The same goes for broadcast hardware and software suppliers. Although we applaud and appreciate the speed with which these vendors are incorporating IT "think" in the form of Ethernet connectivity and TCP/IP-based communications and control, there are still far too many examples of what could be called "island thinking." The concept that an application will be installed in its own dedicated server and run in its own playground without regard to its neighbors and the world at large is quickly becoming anathema to IT's best practices. In this day and age of global connectivity and streamlined supply chains, our mission-critical application has to be aware of its surroundings and capable of taking advantage of resources beyond its immediate horizons. As the price-points continue to change, we are likely to see the emergence of truly hybrid push/pull systems that leverage cheap-edge storage where needed with centralized historical archives where latency thresholds allow it. And that interplay necessitates a high level of integration that is not easy to create in "network unaware" applications. Cluster awareness, XML-enabled touch points, the ability to leverage integrated security for single sign-on capability, Web services orientation and eventually the ability to use network resources like computing, storage, bandwidth and "least cost" routing to continually optimize its operating characteristics will become the hallmark of future generations of broadcasting systems as we adapt to the rise and demise of different content distribution channels.

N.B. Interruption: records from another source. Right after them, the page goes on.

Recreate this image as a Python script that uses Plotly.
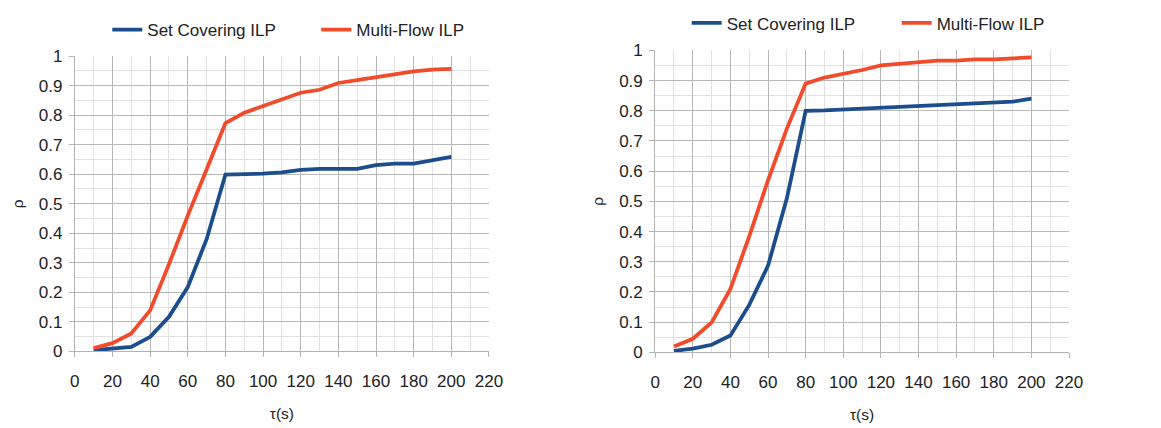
import plotly.graph_objects as go

tau = [10, 20, 30, 40, 50, 60, 70, 80, 90, 100, 110, 120, 130, 140, 150, 160, 170, 180, 190, 200]

left_set_covering = [0.004, 0.009, 0.015, 0.049, 0.117, 0.218, 0.38, 0.599, 0.600, 0.602, 0.606, 0.615, 0.618, 0.618, 0.618, 0.631, 0.636, 0.636, 0.647, 0.659]
left_multi_flow = [0.011, 0.028, 0.061, 0.139, 0.295, 0.46, 0.616, 0.773, 0.808, 0.831, 0.852, 0.876, 0.886, 0.909, 0.919, 0.929, 0.940, 0.948, 0.954, 0.957]

right_set_covering = [0.005, 0.012, 0.025, 0.056, 0.157, 0.287, 0.51, 0.800, 0.801, 0.804, 0.808, 0.810, 0.815, 0.817, 0.819, 0.823, 0.825, 0.829, 0.830, 0.840]
right_multi_flow = [0.019, 0.045, 0.099, 0.21, 0.384, 0.57, 0.741, 0.890, 0.910, 0.921, 0.935, 0.950, 0.956, 0.963, 0.966, 0.966, 0.970, 0.970, 0.974, 0.977]

series_names = ["Set Covering ILP", "Multi-Flow ILP"]
colors = ["#1c4d8c", "#f24b2c"]

W, H = 1161, 428
FONT = "Liberation Sans, Arial, sans-serif"
TXT = "#222222"

fig = go.Figure()

for vals, name, col in zip([left_set_covering, left_multi_flow], series_names, colors):
    fig.add_trace(go.Scatter(x=tau, y=vals, mode="lines", name=name,
                             line=dict(color=col, width=3.8), xaxis="x", yaxis="y",
                             legend="legend"))
for vals, name, col in zip([right_set_covering, right_multi_flow], series_names, colors):
    fig.add_trace(go.Scatter(x=tau, y=vals, mode="lines", name=name,
                             line=dict(color=col, width=3.8), xaxis="x2", yaxis="y2",
                             legend="legend2"))

def xax(domain, anchor):
    return dict(domain=domain, anchor=anchor, range=[0, 220], dtick=20, tick0=0,
                showgrid=True, gridcolor="#b8b8b8", gridwidth=1,
                minor=dict(dtick=10, showgrid=True, gridcolor="#e2e2e2", gridwidth=1),
                showline=True, linecolor="#b3b3b3", linewidth=1,
                ticks="outside", ticklen=5, tickcolor="#b3b3b3",
                ticklabelstandoff=9,
                zeroline=False, tickfont=dict(size=17, color=TXT, family=FONT),
                title=dict(text="τ(s)", font=dict(size=15.5, color=TXT, family=FONT), standoff=18))

def yax(domain, anchor):
    return dict(domain=domain, anchor=anchor, range=[0, 1], dtick=0.1, tick0=0,
                showgrid=True, gridcolor="#b8b8b8", gridwidth=1,
                minor=dict(dtick=0.05, showgrid=True, gridcolor="#e2e2e2", gridwidth=1),
                showline=True, linecolor="#b3b3b3", linewidth=1,
                ticks="outside", ticklen=5, tickcolor="#b3b3b3",
                ticklabelstandoff=3,
                zeroline=False, tickfont=dict(size=17, color=TXT, family=FONT),
                title=dict(text="ρ", font=dict(size=15.5, color=TXT, family=FONT), standoff=11))

fig.update_layout(
    width=W, height=H,
    margin=dict(l=0, r=0, t=0, b=0),
    paper_bgcolor="white", plot_bgcolor="white",
    font=dict(family=FONT, color=TXT),
    xaxis=xax([71 / W, 492 / W], "y"),
    yaxis=yax([(H - 358.3) / H, (H - 49.3) / H], "x"),
    xaxis2=xax([661 / W, 1081.7 / W], "y2"),
    yaxis2=yax([(H - 359.3) / H, (H - 43.3) / H], "x2"),
    legend=dict(orientation="h", x=104 / W, xanchor="left", y=1 - 22 / H, yanchor="middle",
                font=dict(size=17, color=TXT, family=FONT), entrywidth=164, entrywidthmode="pixels",
                bgcolor="rgba(0,0,0,0)"),
    legend2=dict(orientation="h", x=693 / W, xanchor="left", y=1 - 15 / H, yanchor="middle",
                 font=dict(size=17, color=TXT, family=FONT), entrywidth=165, entrywidthmode="pixels",
                 bgcolor="rgba(0,0,0,0)"),
)

fig.write_html("out.html")
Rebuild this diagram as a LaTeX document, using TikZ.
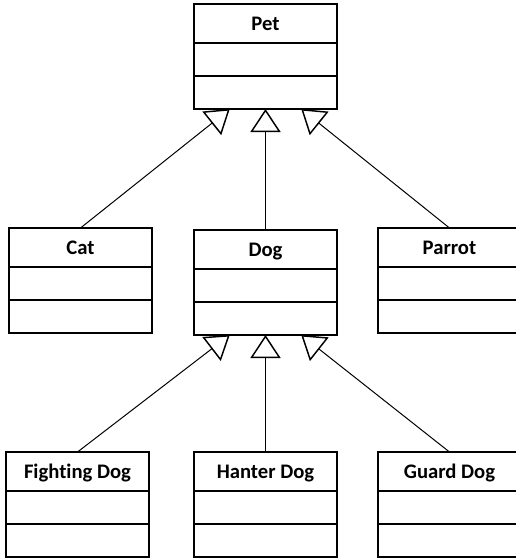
\documentclass[tikz,border=0pt]{standalone}
\usepackage{fontspec}
\setmainfont{Carlito}[Ligatures=NoCommon]
\usetikzlibrary{arrows.meta,calc}
\tikzset{
  classbox/.style={draw, line width=1.5pt, minimum width=107.25pt, minimum height=78.75pt, outer sep=0pt, inner sep=0pt, anchor=north west},
  classname/.style={font=\bfseries\fontsize{15.5}{18}\selectfont, inner sep=0pt, anchor=base},
  divider/.style={line width=1.5pt},
  inherit/.style={line width=0.75pt, -{Triangle[open, length=17.25pt, width=22.5pt, line width=1.1pt]}},
}
\newcommand{\umlclass}[3]{%
  \node[classbox] (#1) at (#2) {};
  \node[classname] (#1-name) at ($(#1.north)+(0,26.5)$) {#3};
  \draw[divider] ($(#1.north west)+(0,39)$) -- ($(#1.north east)+(0,39)$);
  \draw[divider] ($(#1.north west)+(0,72)$) -- ($(#1.north east)+(0,72)$);
}
\begin{document}
\begin{tikzpicture}[x=0.75pt, y=-0.75pt]
  \useasboundingbox (0,0) rectangle (516,558);
  \clip (0,0) rectangle (516,558);
  \umlclass{pet}{194,4}{Pet}
  \umlclass{cat}{9,228}{Cat}
  \umlclass{dog}{194,230}{Dog}
  \umlclass{parrot}{378,228}{Parrot}
  \umlclass{fight}{6,452}{Fighting Dog}
  \umlclass{hanter}{194,452}{Hanter Dog}
  \umlclass{guard}{378,452}{Guard Dog}
  \draw[inherit] (cat.north) -- ($(pet.south west)!0.25!(pet.south east)$);
  \draw[inherit] (dog.north) -- (pet.south);
  \draw[inherit] (parrot.north) -- ($(pet.south west)!0.75!(pet.south east)$);
  \draw[inherit] (fight.north) -- ($(dog.south west)!0.25!(dog.south east)$);
  \draw[inherit] (hanter.north) -- (dog.south);
  \draw[inherit] (guard.north) -- ($(dog.south west)!0.75!(dog.south east)$);
\end{tikzpicture}
\end{document}
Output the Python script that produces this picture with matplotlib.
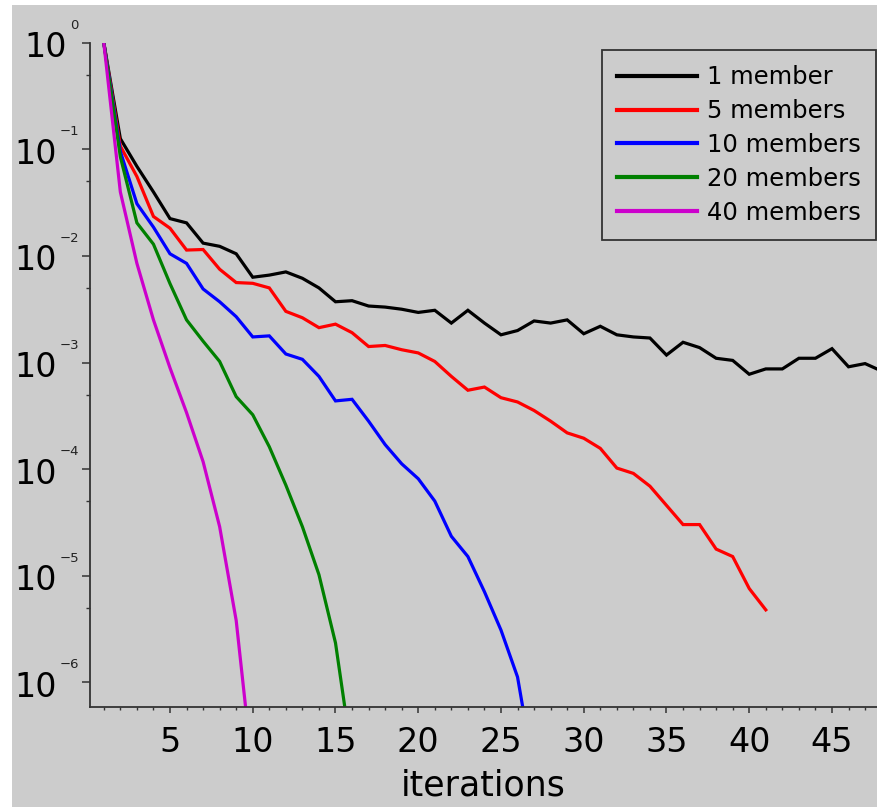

So when we take our annual pilgrimage to Las Vegas and the NAB, let's keep our eyes and ears open as we search for those vendors that did not just incorporate RJ-45 connectors in their backplanes and TCP/IP in their protocol stacks but have embraced the thought processes, advances and methodologies that keep mission-critical IT infrastructures operating at those near mythical "6 nines" of reliability-because after all if IT works for them, IT can work for you. Count on IT!